I have a 95 chrysler lebaron that stops accelerating while driving. I have had the fuel pump replaced twice in the last year and now it is acting up again! It jumps and then gives up. I have not noticed any other signs that happen. help!
We need a description more specific than, “stops accelerating”, or, “gives up”.
Does the problem occur only while accelerating, or does it also happen when driving at a steady speed?
At what speeds does this happen?
When this happens, does the engine stall, or does it keep running?
If the engine keeps running, how fast are you able to drive when this problem occurs?
When this happens, is the engine idling, or does it continue to “rev” fast?
Is the Check Engine Light lit up?
I’m giving this a bump, in the hope that the OP returns to answer the necessary questions…

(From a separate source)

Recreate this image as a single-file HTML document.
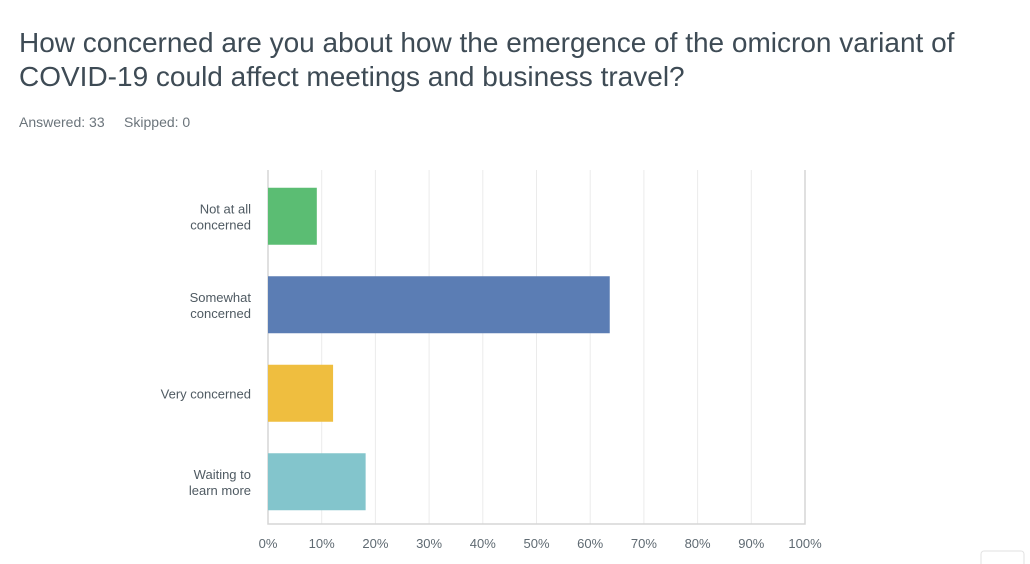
<!DOCTYPE html>
<html><head><meta charset="utf-8"><style>
body{margin:0;width:1030px;height:564px;background:#fff;overflow:hidden;font-family:"Liberation Sans",sans-serif;}
#title{position:absolute;left:19px;top:26px;font-size:28px;line-height:34px;color:#3e4b55;width:1000px;}
#meta{position:absolute;left:19px;top:114px;font-size:14px;color:#6b747b;}
</style></head><body>
<div id="title">How concerned are you about how the emergence of the omicron variant of COVID-19 could affect meetings and business travel?</div>
<div id="meta">Answered: 33&nbsp;&nbsp;&nbsp;&nbsp;&nbsp;Skipped: 0</div>
<svg id="chart" width="1030" height="564" style="position:absolute;left:0;top:0"></svg>
<script>
const categories=[["Not at all","concerned"],["Somewhat","concerned"],["Very concerned"],["Waiting to","learn more"]];
const values=[9.09,63.64,12.12,18.18];
const colors=["#5bbd73","#5b7db4","#efbe3f","#83c5cc"];
const ticks=[0,10,20,30,40,50,60,70,80,90,100];
const svg=document.getElementById('chart');
const NS='http://www.w3.org/2000/svg';
const x0=268,x1=805,yTop=170,yBot=524;
const xs=v=>x0+(x1-x0)*v/100;
const band=(yBot-yTop)/categories.length;
function mk(t,a){const e=document.createElementNS(NS,t);for(const k in a)e.setAttribute(k,a[k]);svg.appendChild(e);return e;}
ticks.forEach((t,i)=>{
  if(t>0){const g=mk('line',{x1:xs(t),x2:xs(t),y1:yTop,y2:yBot,stroke:'#ebebeb','stroke-width':1});
  
  }
  const l=mk('text',{x:xs(t),y:548,'text-anchor':'middle','font-size':13,fill:'#5f6a72'});
  l.textContent=t+'%';
  
  
});
const ax=mk('polyline',{points:`${x0},${yTop} ${x0},${yBot} ${x1},${yBot} ${x1},${yTop}`,fill:'none',stroke:'#d6d6d6','stroke-width':1.5});


categories.forEach((c,i)=>{
  const cy=yTop+band*(i+0.5)+2;
  const h=57;
  const r=mk('rect',{x:x0,y:cy-h/2,width:xs(values[i])-x0,height:h,fill:colors[i]});
  
  
  c.forEach((line,j)=>{
    const t=mk('text',{x:251,y:cy+5+(j-(c.length-1)/2)*16,'text-anchor':'end','font-size':13,fill:'#4f5a62'});
    t.textContent=line;
    
    
  });
});
const bx=mk('rect',{x:981,y:551,width:43,height:20,rx:3,fill:'#fff',stroke:'#e2e2e2'});


</script>
</body></html>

7 years later, different owner, sounds like the same problem. I got my 95 Lebaron in January this year (2020), and have been enjoying driving it. But a few weeks ago I had to stop for something, and left my son in the car with it running (for A/C). When I came out, I had to remove the key (terminate the engine) to open the trunk. Upon getting into the drivers seat I could start it, but it would cut out unless I kept the gas pressed. If I shifted it into Drive or Reverse it would immediately cut out. While i had it running, with the gas pedal, It had a check gauges light, and when it cut off it would display the Check Engine. I had it towed to a shop where it’s been for the last 3 weeks and they are identifying shorts in the electrical system that they cannot find. They have already changed the distributor.
Probably would have been best to start a new thread. You problem, to me, seems to be different.

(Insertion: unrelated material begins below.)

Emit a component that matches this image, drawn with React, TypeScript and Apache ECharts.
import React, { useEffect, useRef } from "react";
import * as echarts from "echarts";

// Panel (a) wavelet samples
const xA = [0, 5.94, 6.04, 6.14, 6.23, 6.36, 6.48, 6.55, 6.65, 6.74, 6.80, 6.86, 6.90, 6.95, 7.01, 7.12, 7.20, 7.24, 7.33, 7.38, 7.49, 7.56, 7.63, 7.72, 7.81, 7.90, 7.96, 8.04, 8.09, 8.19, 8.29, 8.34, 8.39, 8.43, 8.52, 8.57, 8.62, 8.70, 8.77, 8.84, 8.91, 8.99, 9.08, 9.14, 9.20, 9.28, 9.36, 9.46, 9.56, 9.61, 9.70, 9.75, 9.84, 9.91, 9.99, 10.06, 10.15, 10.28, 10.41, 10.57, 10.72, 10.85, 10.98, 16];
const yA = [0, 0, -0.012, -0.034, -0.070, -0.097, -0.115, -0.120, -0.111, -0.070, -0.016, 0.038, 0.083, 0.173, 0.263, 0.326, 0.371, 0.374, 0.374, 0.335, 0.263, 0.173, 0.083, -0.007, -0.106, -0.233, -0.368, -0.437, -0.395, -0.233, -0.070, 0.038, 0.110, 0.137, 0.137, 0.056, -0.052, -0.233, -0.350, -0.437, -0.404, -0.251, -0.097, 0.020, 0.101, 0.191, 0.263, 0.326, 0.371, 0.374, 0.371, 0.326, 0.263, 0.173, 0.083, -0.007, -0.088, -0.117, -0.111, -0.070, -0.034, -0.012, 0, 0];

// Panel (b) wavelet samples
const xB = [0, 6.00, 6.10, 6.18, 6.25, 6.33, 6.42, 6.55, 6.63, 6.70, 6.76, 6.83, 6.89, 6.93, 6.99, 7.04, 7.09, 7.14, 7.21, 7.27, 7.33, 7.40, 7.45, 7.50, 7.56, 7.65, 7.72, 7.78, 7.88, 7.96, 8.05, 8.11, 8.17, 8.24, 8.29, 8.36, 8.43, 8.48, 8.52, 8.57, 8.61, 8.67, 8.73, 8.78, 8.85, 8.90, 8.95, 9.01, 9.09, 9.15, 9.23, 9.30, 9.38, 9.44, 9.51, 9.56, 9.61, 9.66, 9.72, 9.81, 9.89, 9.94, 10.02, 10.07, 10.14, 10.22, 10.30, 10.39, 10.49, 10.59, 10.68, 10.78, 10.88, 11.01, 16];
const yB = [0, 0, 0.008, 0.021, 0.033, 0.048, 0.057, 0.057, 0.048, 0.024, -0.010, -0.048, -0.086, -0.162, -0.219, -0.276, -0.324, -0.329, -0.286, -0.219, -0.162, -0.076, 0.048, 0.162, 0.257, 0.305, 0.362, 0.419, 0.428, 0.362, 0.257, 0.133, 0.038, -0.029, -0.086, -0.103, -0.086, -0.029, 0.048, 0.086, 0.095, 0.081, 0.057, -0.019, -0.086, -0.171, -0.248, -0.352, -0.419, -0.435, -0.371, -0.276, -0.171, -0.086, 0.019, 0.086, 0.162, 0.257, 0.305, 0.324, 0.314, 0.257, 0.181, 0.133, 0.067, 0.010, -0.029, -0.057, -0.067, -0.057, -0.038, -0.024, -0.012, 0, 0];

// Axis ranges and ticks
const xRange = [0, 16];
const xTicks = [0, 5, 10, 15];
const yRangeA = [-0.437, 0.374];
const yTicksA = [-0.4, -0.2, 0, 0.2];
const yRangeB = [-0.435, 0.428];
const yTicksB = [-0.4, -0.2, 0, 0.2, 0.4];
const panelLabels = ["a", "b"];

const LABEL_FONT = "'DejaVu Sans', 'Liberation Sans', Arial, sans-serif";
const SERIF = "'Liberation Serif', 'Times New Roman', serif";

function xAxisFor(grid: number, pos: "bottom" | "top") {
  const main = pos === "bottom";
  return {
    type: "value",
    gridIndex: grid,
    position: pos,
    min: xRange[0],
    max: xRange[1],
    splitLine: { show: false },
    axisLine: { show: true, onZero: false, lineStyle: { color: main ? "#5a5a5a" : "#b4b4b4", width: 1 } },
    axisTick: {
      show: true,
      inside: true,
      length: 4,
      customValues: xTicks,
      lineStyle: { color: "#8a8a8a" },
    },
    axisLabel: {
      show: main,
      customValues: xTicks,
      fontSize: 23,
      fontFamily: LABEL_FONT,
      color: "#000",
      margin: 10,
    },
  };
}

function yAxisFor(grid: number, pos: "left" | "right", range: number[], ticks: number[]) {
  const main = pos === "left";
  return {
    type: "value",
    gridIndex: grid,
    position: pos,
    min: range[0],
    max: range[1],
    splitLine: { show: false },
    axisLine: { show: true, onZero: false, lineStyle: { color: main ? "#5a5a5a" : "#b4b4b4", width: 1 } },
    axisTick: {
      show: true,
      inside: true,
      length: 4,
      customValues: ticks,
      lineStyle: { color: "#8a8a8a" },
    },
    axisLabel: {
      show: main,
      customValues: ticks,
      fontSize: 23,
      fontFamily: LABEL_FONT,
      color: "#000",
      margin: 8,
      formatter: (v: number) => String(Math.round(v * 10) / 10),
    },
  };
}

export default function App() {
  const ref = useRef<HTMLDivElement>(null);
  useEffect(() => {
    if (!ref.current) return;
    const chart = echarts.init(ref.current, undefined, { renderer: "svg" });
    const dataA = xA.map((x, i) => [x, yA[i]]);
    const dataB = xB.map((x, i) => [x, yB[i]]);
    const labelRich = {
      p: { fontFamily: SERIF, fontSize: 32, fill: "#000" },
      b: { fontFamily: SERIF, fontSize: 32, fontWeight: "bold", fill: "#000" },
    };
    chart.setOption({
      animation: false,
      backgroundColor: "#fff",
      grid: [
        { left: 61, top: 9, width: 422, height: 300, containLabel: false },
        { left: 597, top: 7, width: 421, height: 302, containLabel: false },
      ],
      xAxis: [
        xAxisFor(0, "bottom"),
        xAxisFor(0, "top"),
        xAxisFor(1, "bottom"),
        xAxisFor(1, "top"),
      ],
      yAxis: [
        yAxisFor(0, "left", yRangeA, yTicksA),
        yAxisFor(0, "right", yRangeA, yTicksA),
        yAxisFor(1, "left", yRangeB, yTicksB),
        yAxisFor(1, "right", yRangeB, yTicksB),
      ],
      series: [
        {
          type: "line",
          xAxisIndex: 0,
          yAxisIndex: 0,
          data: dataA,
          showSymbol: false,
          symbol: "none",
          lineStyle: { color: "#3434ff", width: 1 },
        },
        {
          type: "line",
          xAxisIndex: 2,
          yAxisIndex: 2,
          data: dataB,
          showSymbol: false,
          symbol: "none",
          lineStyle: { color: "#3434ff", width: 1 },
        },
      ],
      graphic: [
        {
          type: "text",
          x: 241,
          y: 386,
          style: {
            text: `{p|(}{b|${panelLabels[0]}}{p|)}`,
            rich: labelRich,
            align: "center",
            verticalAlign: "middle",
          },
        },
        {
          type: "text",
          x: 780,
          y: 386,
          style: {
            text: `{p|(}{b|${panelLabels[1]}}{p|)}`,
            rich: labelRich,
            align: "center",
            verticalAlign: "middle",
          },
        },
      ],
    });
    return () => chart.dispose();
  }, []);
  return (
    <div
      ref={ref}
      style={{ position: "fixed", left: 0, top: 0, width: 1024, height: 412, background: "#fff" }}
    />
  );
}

Do you know what makes them think that there is an electrical short? What is the error code (P0xxx)? Have they looked at the IAC or throttle body? A good cleaning of the throttle body and IAC (or replacing the IAC) is something would look at in addition to fuel starvation.
I have been told multiple times that the tech working on it will call me, and not getting any updates unless I call them after the last expected call. No details on how they identified the suspected electrical short. Since my car was produced earlier in 1995, it still has the old ODB connection. They don’t have a scanner to read it, as I was told in one update. If they don’t call me back today, I will ask them about the IAC and Throttle body, and what if any codes they got, tomorrow morning.
That is complete B.S. If there is a way for you to find a different mechanic, now is the time to do it.
New OBD readers are backwards compatible. There is no way they are unable to read the computer, even if true they could simply buy a $15 reader on Ebay or Amazon.
Again no call from them, so I called. They reaffirmed the car is so old they don’t have a reader for it so no trouble codes. I asked if they had checked the IAC and Throttle Body and was told they will look at them. It’s just a long process trying to manually track down the issue. I did find an adapter on Amazon that I will be getting to make the ODB 1 connection readable on ODBII scanners.
Any further maintenance that I’m not comfortable doing will be going to another shop ~25 miles away after it gets on the road that is.